*WORK INSTRUCTIONS:*
Each line that holds the word "this" counts once; report the total and nothing else.

*EXTRACTED RECORDS:*
_ _ _ _ _ _ _
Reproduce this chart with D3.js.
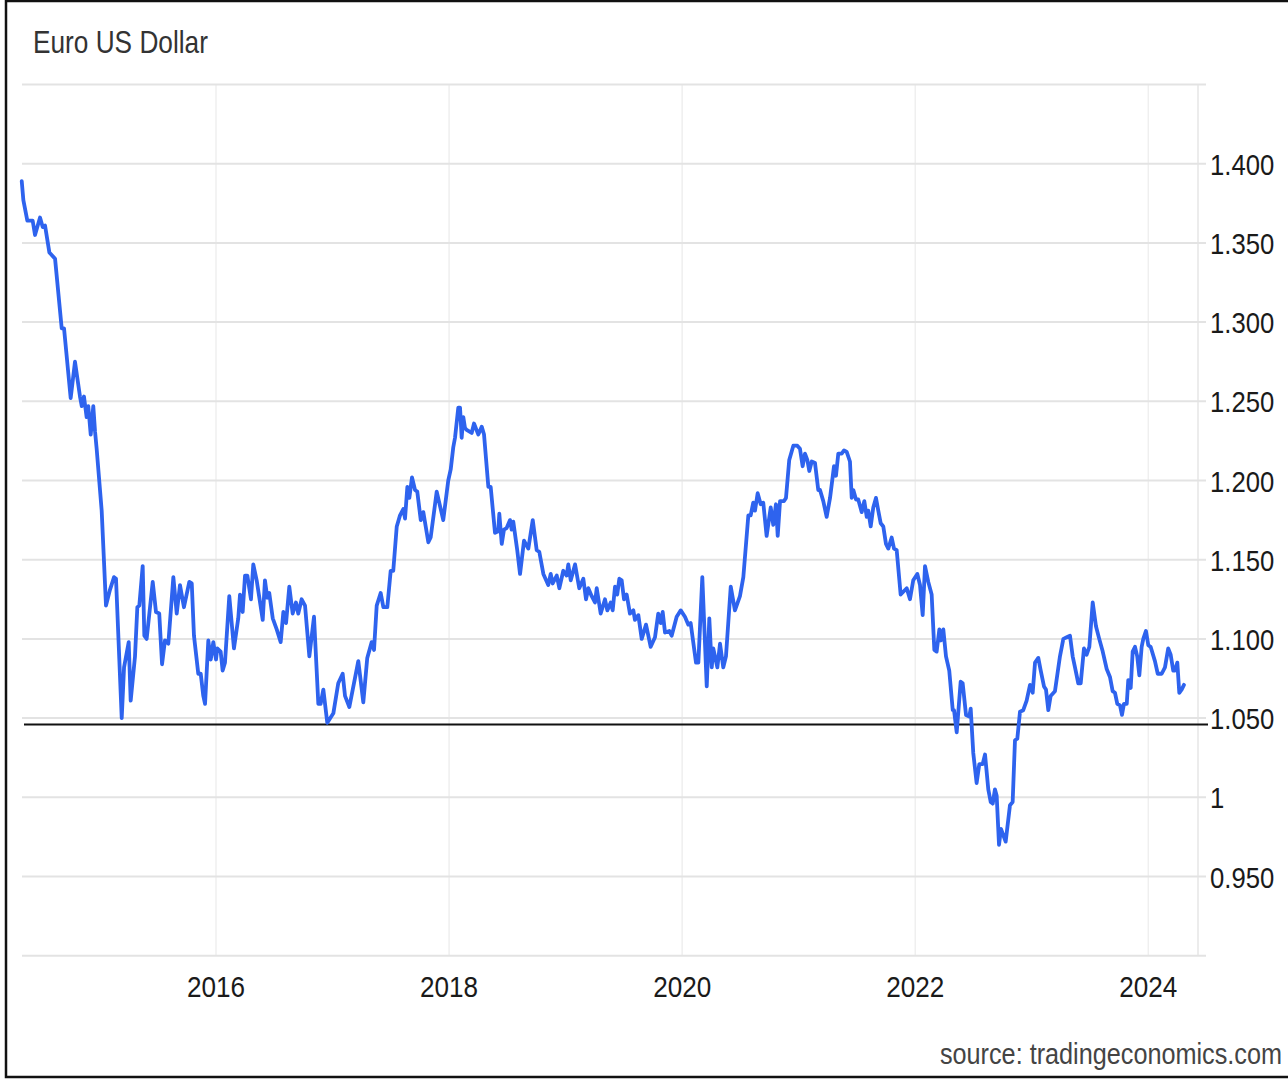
_ _ _ _ _ _ _
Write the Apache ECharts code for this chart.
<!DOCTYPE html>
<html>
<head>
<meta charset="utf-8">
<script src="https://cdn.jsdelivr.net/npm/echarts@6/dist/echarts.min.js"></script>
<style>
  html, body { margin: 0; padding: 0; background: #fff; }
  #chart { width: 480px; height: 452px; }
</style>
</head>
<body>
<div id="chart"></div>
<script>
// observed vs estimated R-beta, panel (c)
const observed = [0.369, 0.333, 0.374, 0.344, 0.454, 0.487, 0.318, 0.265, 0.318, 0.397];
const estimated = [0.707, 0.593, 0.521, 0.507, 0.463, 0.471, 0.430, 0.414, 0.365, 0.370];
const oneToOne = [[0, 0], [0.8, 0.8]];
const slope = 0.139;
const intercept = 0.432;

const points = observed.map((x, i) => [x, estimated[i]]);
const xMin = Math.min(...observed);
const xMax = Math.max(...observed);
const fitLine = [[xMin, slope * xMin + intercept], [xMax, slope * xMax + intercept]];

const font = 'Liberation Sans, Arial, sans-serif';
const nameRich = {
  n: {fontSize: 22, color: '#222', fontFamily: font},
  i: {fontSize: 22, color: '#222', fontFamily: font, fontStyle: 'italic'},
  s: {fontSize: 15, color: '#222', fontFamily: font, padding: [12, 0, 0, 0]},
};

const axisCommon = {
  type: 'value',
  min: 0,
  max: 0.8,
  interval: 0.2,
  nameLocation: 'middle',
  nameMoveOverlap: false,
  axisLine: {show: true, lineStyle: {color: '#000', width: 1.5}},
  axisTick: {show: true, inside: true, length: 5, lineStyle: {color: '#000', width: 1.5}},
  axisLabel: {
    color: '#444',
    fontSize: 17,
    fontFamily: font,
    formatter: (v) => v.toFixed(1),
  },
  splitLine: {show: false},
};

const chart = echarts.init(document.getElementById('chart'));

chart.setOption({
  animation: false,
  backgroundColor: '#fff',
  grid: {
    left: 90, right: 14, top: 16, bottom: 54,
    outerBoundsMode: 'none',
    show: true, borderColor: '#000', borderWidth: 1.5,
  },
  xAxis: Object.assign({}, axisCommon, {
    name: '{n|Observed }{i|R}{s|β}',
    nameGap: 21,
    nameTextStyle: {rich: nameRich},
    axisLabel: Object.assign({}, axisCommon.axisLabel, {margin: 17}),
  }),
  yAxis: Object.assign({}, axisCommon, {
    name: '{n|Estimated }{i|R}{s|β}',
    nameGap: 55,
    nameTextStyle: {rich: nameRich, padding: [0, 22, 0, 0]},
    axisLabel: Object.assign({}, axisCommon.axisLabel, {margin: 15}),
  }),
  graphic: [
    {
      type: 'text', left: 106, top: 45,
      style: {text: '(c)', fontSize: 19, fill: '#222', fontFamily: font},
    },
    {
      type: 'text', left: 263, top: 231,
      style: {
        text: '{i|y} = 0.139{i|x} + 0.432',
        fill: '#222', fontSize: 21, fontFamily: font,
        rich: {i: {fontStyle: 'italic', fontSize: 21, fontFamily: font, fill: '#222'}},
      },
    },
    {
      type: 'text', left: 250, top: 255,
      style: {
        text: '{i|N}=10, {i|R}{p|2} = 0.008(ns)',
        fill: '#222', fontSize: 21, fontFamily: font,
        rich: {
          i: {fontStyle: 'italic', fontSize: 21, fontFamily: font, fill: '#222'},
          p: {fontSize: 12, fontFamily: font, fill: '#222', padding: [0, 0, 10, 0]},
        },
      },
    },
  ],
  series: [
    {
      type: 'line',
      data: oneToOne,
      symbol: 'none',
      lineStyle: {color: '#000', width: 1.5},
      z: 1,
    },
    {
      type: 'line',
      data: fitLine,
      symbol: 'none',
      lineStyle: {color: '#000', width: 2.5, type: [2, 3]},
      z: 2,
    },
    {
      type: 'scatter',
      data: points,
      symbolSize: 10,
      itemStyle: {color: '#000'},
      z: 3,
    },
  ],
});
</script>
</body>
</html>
_ _ _ _ _ _ _
*THE ANSWER:*
2